The work at bay looks daunting. Luckily the speakers also gave hints and tools to operate these paradigm shifts. As such, during Jaroslaw Lubiak's talk, we were introduced to the concept and process of 'deep adaptation' and the four steps we could apply. They offer very useful insights and essential points of discussion to think of our priorities and mission as a museum: resilience (what do we most value), relinquishment (what should we let go of), restoration (what should we bring back), and reconciliation (look for friends and allies).

As we embark on this reflection, it is impossible to think along the same line of 'growth' as we previously did. Our quest for 'more' and 'bigger' came to a crashing end in 2019, with one of history's worst financial, economic, and political crises.
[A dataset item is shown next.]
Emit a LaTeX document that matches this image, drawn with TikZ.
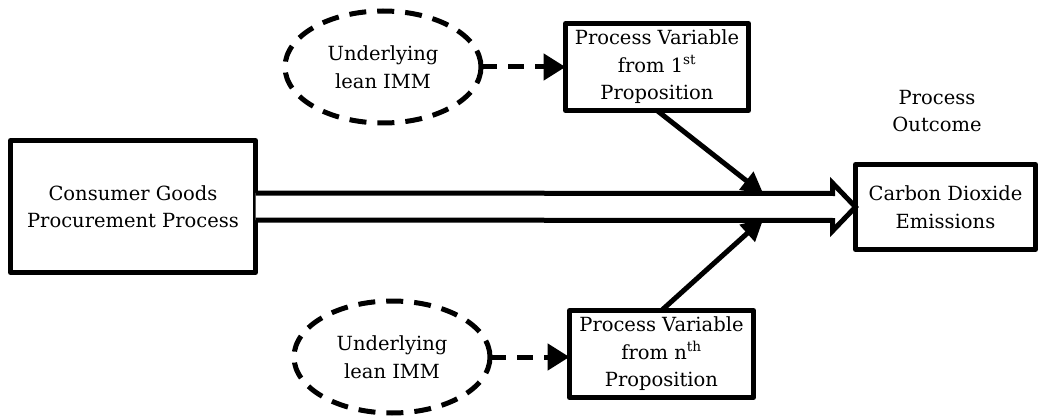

It will be hard enough to maintain what we built when the bubbles buttressed on Ponzi schemes, and paramount debts hadn't burst yet, swallowing our savings, salaries, and infrastructures. We are no longer at the edge of the precipice but entangled in the fall. Growth is not an option anymore. Still, de-growth remains a conscious choice, one that is associated with its specific set of values and artistic productions, as Binna Choi pointed out.

Again, she highlights that "we have never lived so well" during this great acceleration period, but have we? Art offers new perspectives in that regard, questioning the status quo and what we think we know, showing us new perspectives on 'living well. What if we were to slow down and take the time to regenerate together with our communities?